My former USA TODAY colleague Jefferson Graham is so frustrated with all of this that he recorded a podcast asking Apple CEO Tim Cook to get rid of Face ID whenever the next iPhones come out, even if we’re no longer wearing masks.

I’m telling Tim to keep the feature.

On my mask-less mug, Face ID works reliably most of the time, even in the dark and even when I’m donning shades. But Jeff tells me that Face ID fails him about 80 percent of the times he tries it, which, sorry my friend, I have a hard time buying.

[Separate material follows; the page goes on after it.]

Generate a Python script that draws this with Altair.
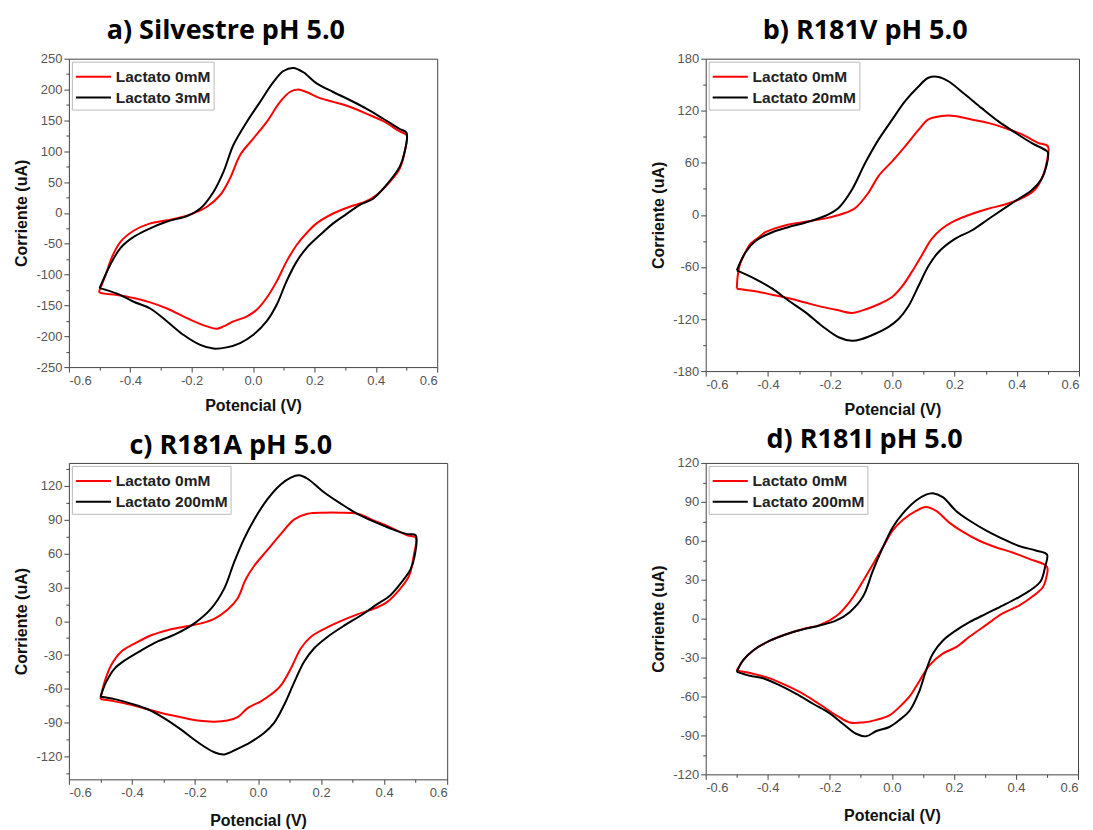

What the two of us do agree on is that when we are wearing a mask, the Touch ID fingerprint sensor on older iPhones or the recently launched iPhone SE is an easier way to unlock the device. Again, when we are wearing a mask.

But let me remind you that Apple says Face ID is way more secure than Touch ID. The company’s assertion is the chance that any other person could unlock your device using Face ID is 1 in 1 million, compared to one in 50,000 for Touch ID.

Where does this leave us?


I say why should there be only a single method for unlocking the screen (besides the passcode we have to enter anyway whenever we power up the device?)

So don’t ditch Face ID. But on the next iPhones (which if Apple sticks to the usual playbook we’ll see in September) how about also embedding a fingerprint sensor into the display? Such biometric systems already exist on a number of Samsung Galaxy, Huawei, OnePlus and other smartphones?

And why not also give an iPhone user an option such as Google’s Smart Lock feature? It lets you keep an Android phone unlocked in certain presumably secure situations, such as when you’re in your house. You only have to unlock the phone once, using a PIN, pattern or, yes, the dreaded password.

Whose side are you on in the Face ID debate?